Gerade an der Grundschule, der einzigen Schulform in Sachsen, an der die meisten Kinder noch gemeinsam unterrichtet werden, bis sie dann auf Förderschulen abgeschoben oder auf Mittelschulen oder Gymnasien verteilt werden,

(Frank Kupfer, CDU: So was Negatives!)

werden die Grundlagen für den Erfolg im weiteren Schulweg und im Leben gelegt. Insbesondere in der Schuleingangsphase benötigen wir Angebote im Ergänzungs- und im Förderbereich. Doch der Förderbereich ist der erste, wenn es an Lehrerstunden fehlt, der gekürzt wird.
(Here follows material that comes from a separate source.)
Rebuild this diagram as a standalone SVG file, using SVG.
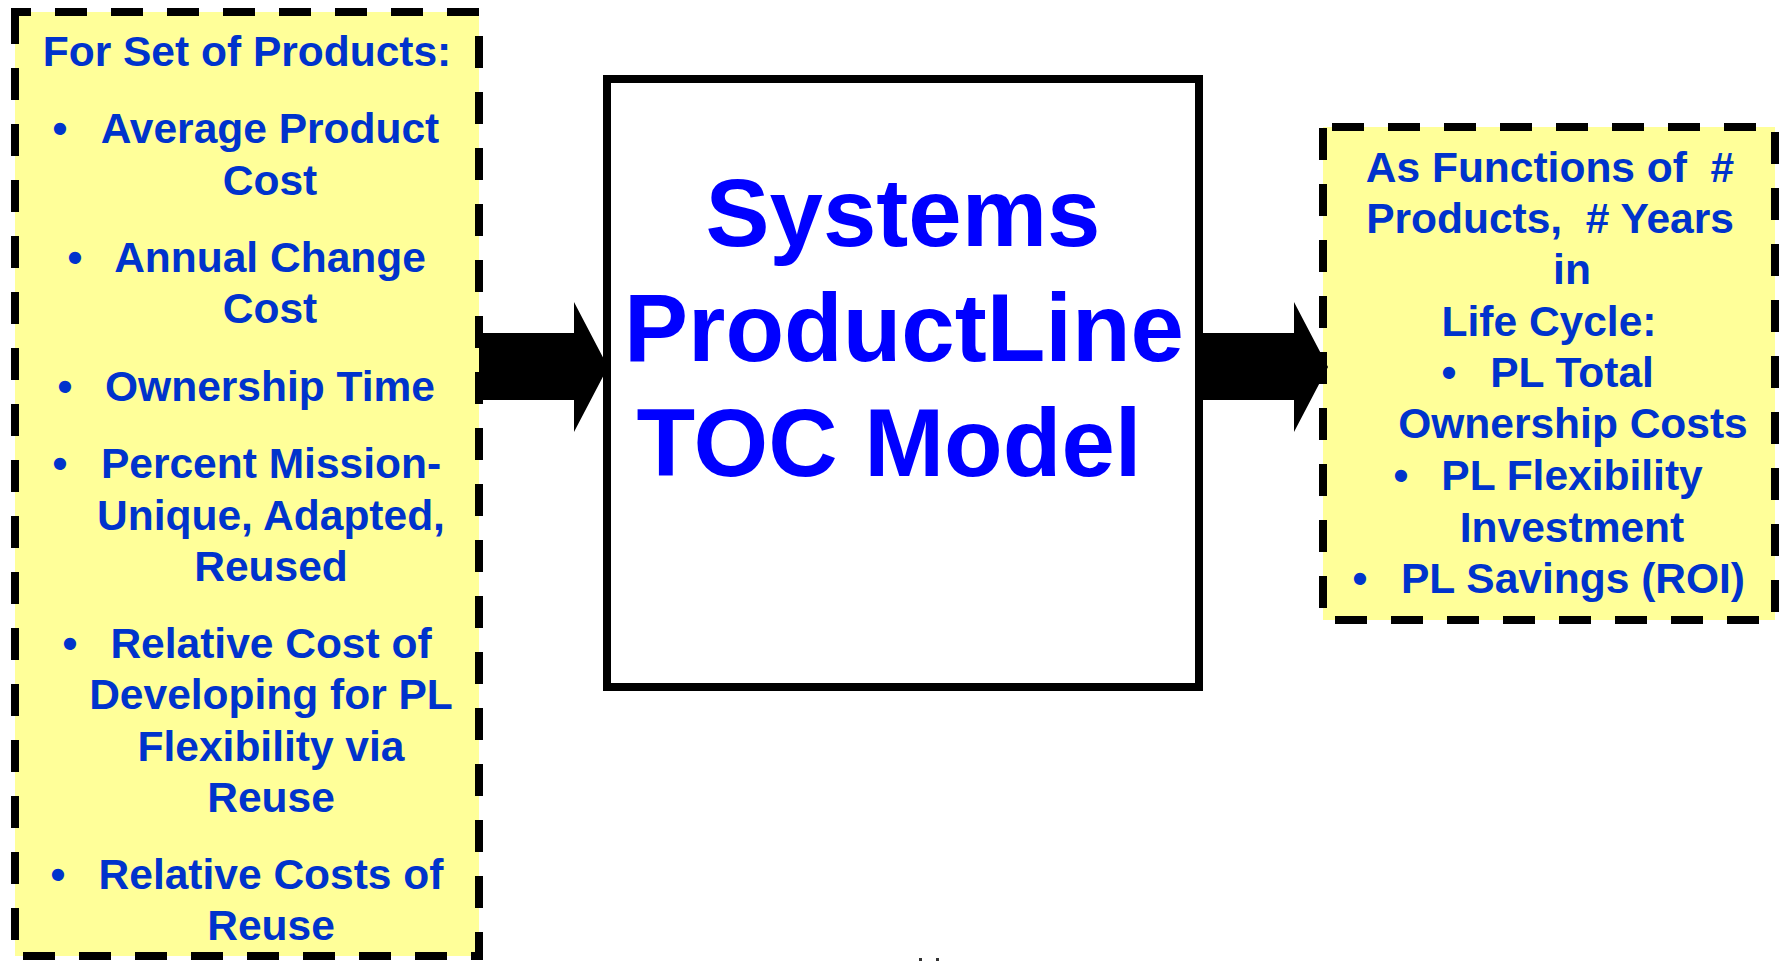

Das kann nicht richtig sein. Wir laufen damit nämlich Gefahr, dass die guten Ergebnisse in den Kindertagesstätten, die nach dem Sächsischen Bildungsplan arbeiten, mit dem Wechsel in die Grundschule wieder abbrechen.

Gute Bildung und vor allem gute Bildung im Elementarbereich kostet Geld. Wenn wir hier dieses Geld investieren, klappt es vielleicht auch später wieder mit den Ingenieuren. Deshalb stärken wir Ihnen, Herr Flath, an dieser Stelle gern den Rücken und hoffen, dass die Diskussion über unseren Antrag heute dazu beiträgt, dass auch der Finanzminister, der naturgemäß von Bildung erst einmal nicht so viel verstehen muss, vom positiven Ansinnen überzeugt werden kann.

Man kann ja nicht ständig nur Sonntagsreden halten, übers Land fahren, von früher Bildung sprechen und deren beispiellose Möglichkeiten aufzeigen, aber wenn es an das praktische Umsetzen vor Ort geht, sich auf später vertagen.

Wir meinen auch, dass die wöchentliche Pflichtstundenzahl der Grundschullehrer gesenkt werden muss,

(Beifall bei den GRÜNEN und der Abg. Andrea Roth, Linksfraktion)

um ihnen damit natürlich auch genügend Zeit für die Vor- und Nachbereitung des Unterrichts zu geben. Es ist beim besten Willen nicht zu erkennen, warum Grundschullehrer bei Vollbeschäftigung mehr Unterricht leisten sollen und gleichzeitig weniger Zeit für die Nachbereitung und Vorbereitung von Unterricht verbrauchen dürfen als Lehrerinnen und Lehrer an höheren Schulen.

Gleichzeitig würde man damit auch dem Phänomen entgegenwirken, dass Grundschullehrer an mehreren Schulen arbeiten müssen, weil sie bei einem 28-Wochenstunden-Soll nicht genügend Unterrichtsmöglichkeiten an ihrer Schule finden.

Auf jeden Fall gilt es zu verhindern, dass ein Wanderlehrerwesen mit Nomadenpädagogen in der Bildungswüste Sachsen etabliert wird. Das ist für das Lernklima nicht förderlich, da so weder eine Identifikation mit der Schule noch eine Bindung zu den Kindern aufgebaut werden kann.

Meine Damen und Herren! Wir sehen die Staatsregierung in der unmittelbaren Verantwortung, alle Schritte zu unternehmen, die für die Erhöhung der Qualität der Grundschulbildung erforderlich sind. Für uns heißt das, dass spätestens mit Beginn des Schuljahres 2008/2009 eine Vollzeitbeschäftigungsvereinbarung für die Grundschullehrer und -lehrerinnen wirksam werden muss. Bis es soweit ist, müssen mit den betroffenen Lehrkräften einzelvertragliche und befristete Änderungsverträge für die Aufstockung ihres wöchentlichen Stundenumfangs abgeschlossen werden. Ein kinderfreundliches Sachsen braucht mehr Zeit für jeden Grundschüler und nicht weniger Geld für jeden Lehrer.

Nachdem die CDU-Fraktion heute Morgen öffentlich getönt hat, dass sie das Anliegen richtig findet, die SPDFraktion immer schon Sympathien für eine Vollzeitbeschäftigung signalisierte, bitte ich Sie um Zustimmung zu unserem Antrag.

Danke schön.

(Beifall bei den GRÜNEN und der Linksfraktion – Beifall auf der Tribüne)

Danke schön. – Meine Damen und Herren auf der Tribüne, ich möchte Sie bitten, von Beifallsbekundungen abzusehen.

(Zuruf von der Tribüne)

Ich konkretisiere das nicht, es waren jetzt zwei Damen und vorhin waren es mehrere Reihen dort oben.